The MMC UK Pension Fund has entered into a £2 billion longevity swap and reinsurance arrangement with Munich Re, its first swap to include active members, via a captive Guernsey insurance cell.
Mercer, part of Marsh McLennan and advisor to the MMC UK Pension Fund Trustee Limited, has announced the completion of the longevity swap, which covers approximately £2 billion of liabilities for roughly 14,500 pensioners, deferred and active defined benefit members of the pension fund.
The longevity risk was insured through a captive Guernsey insurance cell and simultaneously reinsured with Germany’s Munich Re.
The Mercer Marsh longevity captive solution uses Guernsey-based Mercer ICC Limited, an incorporated cell company, managed by March Captive Solutions Guernsey. For this longevity swap transaction, a new incorporated cell, Fission Gamma IC Limited, was used to transfer risk to Munich Re.

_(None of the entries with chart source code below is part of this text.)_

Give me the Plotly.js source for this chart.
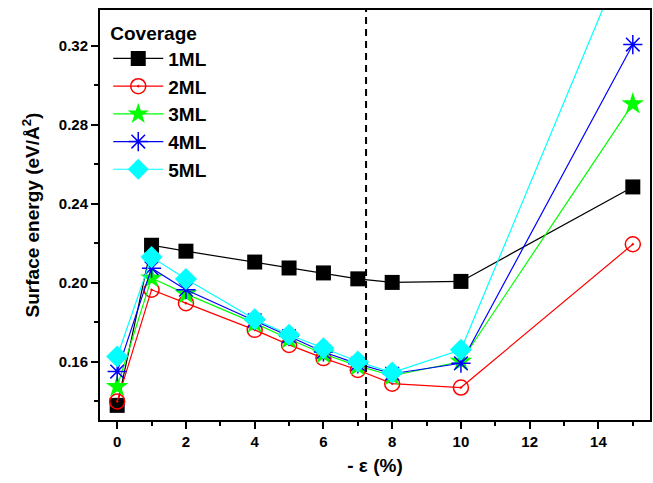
<!DOCTYPE html>
<html>
<head>
<meta charset="utf-8">
<script src="https://cdn.plot.ly/plotly-3.0.1.min.js"></script>
<style>html,body{margin:0;padding:0;background:#fff;}#chart{width:653px;height:483px;}</style>
</head>
<body>
<div id="chart"></div>
<script>
const strain = [0, 1, 2, 4, 5, 6, 7, 8, 10, 15];
const ml1 = [0.138, 0.219, 0.216, 0.2105, 0.2075, 0.205, 0.202, 0.2002, 0.2007, 0.2485];
const ml2 = [0.140, 0.1965, 0.1897, 0.1762, 0.1686, 0.1619, 0.1559, 0.1490, 0.1470, 0.2195];
const ml3 = [0.1475, 0.2024, 0.1944, 0.1796, 0.1716, 0.1640, 0.1580, 0.1530, 0.1602, 0.2905];
const ml4 = [0.1551, 0.2074, 0.1965, 0.1810, 0.1730, 0.1650, 0.1590, 0.1540, 0.1593, 0.3205];
const ml5 = [0.1627, 0.2130, 0.2019, 0.1816, 0.1737, 0.1669, 0.1602, 0.1546, 0.1661, 0.375];
const seriesNames = ['1ML', '2ML', '3ML', '4ML', '5ML'];
const dashedX = 7.24;

const styles = [
  {color: '#000000', symbol: 'square', size: 15, lw: 0},
  {color: '#ff0000', symbol: 'circle-open-dot', size: 15, lw: 1.5},
  {color: '#00ff00', symbol: 'star', size: 17, lw: 0},
  {color: '#0000ff', symbol: 'asterisk-open', size: 16, lw: 1.5},
  {color: '#00ffff', symbol: 'diamond', size: 17, lw: 0}
];
const allY = [ml1, ml2, ml3, ml4, ml5];

const traces = allY.map((ys, i) => ({
  x: strain, y: ys, name: seriesNames[i], type: 'scatter', mode: 'lines+markers',
  line: {color: styles[i].color, width: 1.2},
  marker: {symbol: styles[i].symbol, size: styles[i].size, color: styles[i].color,
           line: {color: styles[i].color, width: styles[i].lw}},
  cliponaxis: true
}));

const layout = {
  width: 653, height: 483,
  margin: {l: 100, r: 3, t: 10, b: 63},
  paper_bgcolor: '#ffffff', plot_bgcolor: '#ffffff',
  font: {family: 'Liberation Sans, Arial, sans-serif', color: '#000'},
  showlegend: true,
  legend: {
    x: 0.015, y: 0.988, xanchor: 'left', yanchor: 'top',
    bgcolor: 'rgba(0,0,0,0)', itemwidth: 50,
    font: {size: 19, family: 'Liberation Sans, Arial, sans-serif', weight: 'bold'},
    title: {text: '<b>Coverage</b>', font: {size: 19}}
  },
  xaxis: {
    range: [-0.5, 15.5], dtick: 2, tick0: 0,
    showgrid: false, zeroline: false,
    showline: true, linecolor: '#000', linewidth: 2, mirror: true,
    ticks: 'outside', ticklen: 7, tickwidth: 2, tickcolor: '#000',
    minor: {dtick: 1, ticks: 'outside', ticklen: 4, tickwidth: 2, tickcolor: '#000'},
    tickfont: {size: 15, weight: 'bold'},
    title: {text: '<b>- ε (%)</b>', font: {size: 19}, standoff: 10}
  },
  yaxis: {
    range: [0.1306, 0.338], dtick: 0.04, tick0: 0.16, tickformat: '.2f',
    showgrid: false, zeroline: false,
    showline: true, linecolor: '#000', linewidth: 2, mirror: true,
    ticks: 'outside', ticklen: 7, tickwidth: 2, tickcolor: '#000',
    minor: {dtick: 0.02, ticks: 'outside', ticklen: 4, tickwidth: 2, tickcolor: '#000'},
    tickfont: {size: 15, weight: 'bold'},
    title: {text: 'Surface energy (eV/Å<sup>2</sup>)', font: {size: 19, weight: 'bold'}, standoff: 14}
  },
  shapes: [{
    type: 'line', xref: 'x', yref: 'paper', x0: dashedX, x1: dashedX, y0: 0, y1: 1,
    line: {color: '#000', width: 2, dash: '7px,5px'}
  }]
};

Plotly.newPlot('chart', traces, layout, {displayModeBar: false, staticPlot: true});
</script>
</body>
</html>
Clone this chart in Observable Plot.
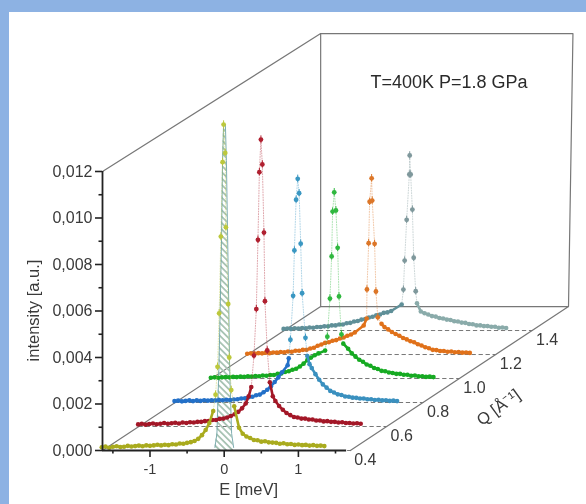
<!DOCTYPE html>
<html><head><meta charset="utf-8">
<style>
html,body{margin:0;padding:0;background:#8DB2E3;width:586px;height:504px;overflow:hidden}
#panel{position:absolute;left:9px;top:12px;right:0;bottom:0;background:#fff}
#chart{position:absolute;left:0;top:0}
#chart svg{display:block;filter:blur(0.55px)}
</style>
<script src="https://cdn.jsdelivr.net/npm/d3@7"></script>
<script src="https://cdn.jsdelivr.net/npm/@observablehq/plot@0.6"></script>
</head><body><div id="panel"></div><div id="chart"></div>
<script>
const title = "T=400K P=1.8 GPa";
const qValues = [0.4, 0.6, 0.8, 1.0, 1.2, 1.4];
const leftColors = ["#a9ab1e", "#a31727", "#2370c8", "#16aa22", "#e0711a", "#5f8f98"];
const rightColors = ["#a9ab1e", "#a31727", "#3a90bf", "#16aa22", "#e0711a", "#8aabaa"];
const peakColors = ["#bcc83c", "#b02030", "#3a97c2", "#2fb83f", "#dc7628", "#7f989c"];
const bandLimits = [0.0021, 0.0021, 0.0021, 0.0016, 0.0016, 0.0013];
const eTicksMajor = [-1, 0, 1];
const eTicksMinor = [-1.5, -0.5, 0.5, 1.5];
const iTicksMajor = [0, 0.002, 0.004, 0.006, 0.008, 0.01, 0.012];
const iTicksMinor = [0.001, 0.003, 0.005, 0.007, 0.009, 0.011];

const tailELeft = [-1.65,-1.60,-1.55,-1.50,-1.45,-1.40,-1.35,-1.30,-1.25,-1.20,-1.15,-1.10,-1.05,-1.00,-0.95,-0.90,-0.85,-0.80,-0.75,-0.70,-0.65,-0.60,-0.55,-0.50,-0.45,-0.40,-0.35,-0.30,-0.25,-0.20];
const tailERight = [0.20,0.25,0.30,0.35,0.40,0.45,0.50,0.55,0.60,0.65,0.70,0.75,0.80,0.85,0.90,0.95,1.00,1.05,1.10,1.15,1.20,1.25,1.30,1.35];

const leftQ04 = [.00014,.00017,.00012,.00016,.00018,.00015,.00016,.00020,.00017,.00019,.00021,.00018,.00022,.00020,.00022,.00025,.00022,.00025,.00023,.00027,.00026,.00030,.00029,.00033,.00036,.00041,.00050,.00066,.00088,.00118];
const peakEQ04 = [-.148,-.116,-.09,-.068,-.045,-.022,-.008,.014,.023,.054,.068,.095,.135];
const peakIQ04 = [.0017,.0024,.0036,.0059,.0092,.0124,.01402,.0128,.0096,.0063,.004,.0026,.0019];
const rightQ04 = [.00098,.00072,.00060,.00054,.00045,.00044,.00038,.00040,.00035,.00034,.00033,.00029,.00031,.00027,.00028,.00024,.00026,.00023,.00024,.00021,.00023,.00020,.00021,.00019];

const leftQ06 = [.00009,.00012,.00008,.00011,.00013,.00010,.00012,.00015,.00012,.00014,.00016,.00013,.00017,.00015,.00018,.00017,.00020,.00020,.00023,.00024,.00028,.00028,.00033,.00034,.00039,.00045,.00053,.00063,.00078,.00099];
const peakEQ06 = [-.16,-.125,-.089,-.057,-.035,-.016,.005,.024,.046,.059,.09,.125,.165];
const peakIQ06 = [.0013,.0017,.00305,.00505,.00803,.01094,.01234,.01127,.00834,.00539,.00327,.0019,.0013];
const rightQ06 = [.00110,.00088,.00072,.00058,.00049,.00041,.00039,.00034,.00034,.00030,.00030,.00026,.00026,.00022,.00023,.00020,.00020,.00017,.00018,.00015,.00015,.00013,.00014,.00012];

const leftQ08 = [.00006,.00008,.00005,.00007,.00009,.00006,.00009,.00007,.00010,.00008,.00010,.00009,.00011,.00010,.00012,.00011,.00013,.00014,.00017,.00018,.00023,.00025,.00031,.00034,.00044,.00055,.00070,.00088,.00108,.00130];
const peakEQ08 = [-.125,-.11,-.088,-.051,-.034,-.011,.011,.03,.051,.07,.115,.14,.17];
const peakIQ08 = [.0016,.0019,.0027,.00459,.00654,.00872,.00962,.009,.00683,.0047,.00278,.002,.00165];
const rightQ08 = [.00148,.00122,.00098,.00078,.00064,.00050,.00043,.00035,.00032,.00026,.00025,.00021,.00020,.00017,.00017,.00014,.00014,.00011,.00012,.00009,.00010,.00007,.00008,.00006];

const leftQ10 = [.00003,.00005,.00003,.00005,.00006,.00005,.00007,.00006,.00008,.00007,.00010,.00008,.00011,.00010,.00013,.00012,.00015,.00015,.00020,.00022,.00028,.00031,.00038,.00042,.00052,.00064,.00079,.00090,.00100,.00108];
const peakEQ10 = [-.11,-.08,-.045,-.022,-.009,.013,.036,.059,.077,.11,.135];
const peakIQ10 = [.0012,.0018,.00344,.00525,.00718,.00801,.00723,.00562,.00353,.0019,.0015];
const rightQ10 = [.00128,.00108,.00094,.00081,.00072,.00060,.00055,.00045,.00041,.00033,.00031,.00026,.00024,.00020,.00020,.00016,.00016,.00012,.00013,.00009,.00010,.00007,.00008,.00006];

const leftQ12 = [.00003,.00005,.00004,.00006,.00005,.00008,.00006,.00009,.00008,.00011,.00010,.00013,.00012,.00016,.00016,.00020,.00020,.00026,.00029,.00038,.00043,.00050,.00053,.00059,.00062,.00069,.00073,.00081,.00086,.00095];
const peakEQ12 = [-.08,-.04,-.036,-.013,0,.027,.035,.067,.085,.11,.16];
const peakIQ12 = [.00125,.00155,.0028,.00479,.00657,.00758,.00662,.00476,.00271,.0016,.00132];
const rightQ12 = [.00118,.00108,.00097,.00088,.00081,.00071,.00065,.00057,.00053,.00044,.00039,.00031,.00027,.00020,.00019,.00015,.00015,.00012,.00013,.00010,.00011,.00008,.00009,.00007];

const leftQ14 = [.00007,.00009,.00007,.00010,.00008,.00011,.00010,.00013,.00012,.00015,.00015,.00018,.00018,.00022,.00022,.00026,.00026,.00031,.00033,.00039,.00041,.00047,.00049,.00056,.00059,.00066,.00069,.00076,.00078,.00084];
const peakEQ14 = [-.058,-.035,-.018,.009,.045,.05,.063,.086,.104,.131,.148];
const peakIQ14 = [.00112,.00176,.00301,.00476,.00671,.00753,.00671,.0052,.00313,.00169,.00117];
const rightQ14 = [.00082,.00074,.00069,.00062,.00060,.00054,.00052,.00047,.00045,.00040,.00039,.00034,.00033,.00028,.00027,.00022,.00022,.00019,.00019,.00016,.00016,.00012,.00013,.00011];

const fitE = [-.125,-.098,-.071,-.054,-.035,-.022,-.008,.016,.03,.046,.063,.073,.1,.127];
const fitI = [.00013,.00073,.00357,.00602,.00925,.01247,.01402,.01402,.01247,.00925,.00602,.00357,.00073,.00013];

const eMin = -1.64, eMax = 1.70;
const qMin = 0.4, qMax = 1.6;
const wallTop = 0.01174, axisTop = 0.012;
const errBar = 0.00016;
const shearE = 2.45, shearI = 0.00516;

const px = d => d.E + (d.Q - qMin) * shearE;
const py = d => d.I + (d.Q - qMin) * shearI;

const peaksE = [peakEQ04, peakEQ06, peakEQ08, peakEQ10, peakEQ12, peakEQ14];
const peaksI = [peakIQ04, peakIQ06, peakIQ08, peakIQ10, peakIQ12, peakIQ14];
const lefts = [leftQ04, leftQ06, leftQ08, leftQ10, leftQ12, leftQ14];
const rights = [rightQ04, rightQ06, rightQ08, rightQ10, rightQ12, rightQ14];
const seriesRows = qValues.map((Q, k) => {
  const E = [...tailELeft, ...peaksE[k], ...tailERight];
  const I = [...lefts[k], ...peaksI[k], ...rights[k]];
  return E.map((e, i) => ({E: e, I: I[i], Q}));
});

const frameLines = [
  [{E:eMin,I:0,Q:qMin},{E:eMin,I:0,Q:qMax},{E:eMax,I:0,Q:qMax},{E:eMax,I:0,Q:qMin}],
  [{E:eMin,I:axisTop,Q:qMin},{E:eMin,I:wallTop,Q:qMax},{E:eMax+0.06,I:wallTop,Q:qMax},{E:eMax,I:0,Q:qMax}],
  [{E:eMin,I:0,Q:qMax},{E:eMin,I:wallTop,Q:qMax}]
];

const marks = [];
for (const f of frameLines) marks.push(Plot.line(f, {x: px, y: py, stroke: "#777", strokeWidth: 1.2}));
for (const Q of qValues) {
  marks.push(Plot.line([{E:eMin,I:0,Q},{E:eMax,I:0,Q}], {x: px, y: py, stroke: "#777", strokeWidth: 1, strokeDasharray: "3.5,3.5"}));
}
const fit = fitE.map((e, i) => ({E: e, I: fitI[i]}));
marks.push(Plot.areaY(fit, {x: "E", y: "I", fill: "url(#hatch)"}));
marks.push(Plot.line(fit, {x: "E", y: "I", stroke: "#6fa5a8", strokeWidth: 0.9}));

for (let k = qValues.length - 1; k >= 0; k--) {
  const rows = seriesRows[k];
  const top = d3.greatestIndex(rows, d => d.I);
  const leftBand = rows.slice(0, top).filter(d => d.I < bandLimits[k]);
  const rightBand = rows.slice(top + 1).filter(d => d.I < bandLimits[k]);
  const peak = rows.filter(d => d.I >= bandLimits[k]);
  const c = peakColors[k];
  marks.push(Plot.line(rows, {x: px, y: py, stroke: c, strokeWidth: 0.8, strokeOpacity: 0.5, strokeDasharray: "1,1.6"}));
  marks.push(Plot.line(leftBand, {x: px, y: py, stroke: leftColors[k], strokeWidth: 2.6, strokeLinecap: "round", strokeLinejoin: "round"}));
  marks.push(Plot.line(rightBand, {x: px, y: py, stroke: rightColors[k], strokeWidth: 2.6, strokeLinecap: "round", strokeLinejoin: "round"}));
  marks.push(Plot.dot(leftBand, {x: px, y: py, r: 2.3, fill: leftColors[k], stroke: "none"}));
  marks.push(Plot.dot(rightBand, {x: px, y: py, r: 2.3, fill: rightColors[k], stroke: "none"}));
  marks.push(Plot.ruleX(peak, {x: px, y1: d => py(d) - errBar, y2: d => py(d) + errBar, stroke: c, strokeWidth: 1}));
  marks.push(Plot.dot(peak, {x: px, y: py, r: 2.4, fill: c, stroke: "none"}));
}

marks.push(
  Plot.ruleX([eMin], {y1: 0, y2: axisTop, stroke: "#222", strokeWidth: 1.8}),
  Plot.ruleY([0], {x1: eMin, x2: eMax - 0.05, stroke: "#222", strokeWidth: 1.8}),
  Plot.axisY({ticks: iTicksMajor, tickSize: 7, tickPadding: 3, tickFormat: d => d3.format(".3f")(d).replace(".", ","), label: null, fontSize: 16, stroke: "#222", fill: "#3a3a3a", strokeWidth: 1.6, anchor: "left"}),
  Plot.axisY({ticks: iTicksMinor, tickSize: 3.5, tickFormat: () => "", label: null, stroke: "#222", strokeWidth: 1.6, anchor: "left"}),
  Plot.axisX({ticks: eTicksMajor, tickSize: 7, tickPadding: 6, tickFormat: d => d < 0 ? "-" + Math.abs(d) : String(d), label: null, fontSize: 14.5, stroke: "#222", fill: "#3a3a3a", strokeWidth: 1.6, anchor: "bottom"}),
  Plot.axisX({ticks: eTicksMinor, tickSize: 3.5, tickFormat: () => "", label: null, stroke: "#222", strokeWidth: 1.6, anchor: "bottom"}),
  Plot.text(qValues, {x: q => eMax + (q - qMin) * shearE, y: q => (q - qMin) * shearI, text: q => q.toFixed(1), dx: 15, dy: 9, fontSize: 16, fill: "#3a3a3a"}),
  Plot.text(["Q [Å⁻¹]"], {x: eMax + 0.6 * shearE, y: 0.6 * shearI, text: d => d, dx: 39, dy: 29, rotate: -36, fontSize: 16.5, fill: "#3a3a3a"}),
  Plot.text(["E [meV]"], {x: 0.33, y: -0.00168, text: d => d, fontSize: 16.5, fill: "#3a3a3a"}),
  Plot.text(["intensity [a.u.]"], {x: -2.565, y: 0.00602, text: d => d, rotate: -90, fontSize: 16.5, fill: "#3a3a3a"}),
  Plot.text([title], {x: 3.03, y: 0.01583, text: d => d, fontSize: 18, fill: "#2a2a2a"})
);

const plot = Plot.plot({
  width: 586, height: 504,
  marginLeft: 102, marginRight: 18, marginTop: 28, marginBottom: 54,
  style: {background: "transparent", fontFamily: "Liberation Sans, Arial, sans-serif"},
  x: {domain: [eMin, 4.64], axis: null},
  y: {domain: [0, 0.01815], axis: null},
  marks
});
plot.insertAdjacentHTML("afterbegin", '<defs><pattern id="hatch" width="4.5" height="4.5" patternUnits="userSpaceOnUse" patternTransform="rotate(45)"><rect width="4.5" height="1.8" fill="#a9c4b4"/></pattern></defs>');
document.getElementById("chart").append(plot);
</script></body></html>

This £2 billion transaction comes after the fund’s £3.4 billion longevity swaps previously transacted in 2017 with two other reinsurers in respect of DB sections’ longevity risk. Mercer says that this latest deal is a further significant de-risking step with almost all of the MMC UK Pension Fund’s DB sections’ longevity risk now insured.
The longevity swap and reinsurance agreement includes active members and according to Mercer, is the second largest UK pension fund swap covering more non-pensioner members than pensioners.
“We see this additional longevity hedge as a natural next step as we look to reduce risk within the fund. The trustee and Marsh McLennan commissioned a full market review of the whole reinsurance market and also selected the ‘Mercer Marsh’ longevity captive solution as the route to implement this longevity hedge,” said Trustee Chairman, Bruce Rigby.
Suthan Rajagopalan, lead transaction adviser for the trustee and Head of Longevity Reinsurance at Mercer, commented, “What is distinctive about this transaction is that longevity risk of active members is covered as well as over 75 per cent of this longevity swap being comprised of non-pensioners, managing the long-term exposure of the fund to improvements in longevity.”
“Longevity risk is a key risk for defined benefit schemes and the longevity reinsurance market is more developed than ever in the historically-challenging, non-pensioner heavy sector of pension risk transfer and can now deal with ‘active’ members. As part of this transaction, we have advised on and managed a broad and highly competitive process to remove this long-term risk,” added Rajagopalan.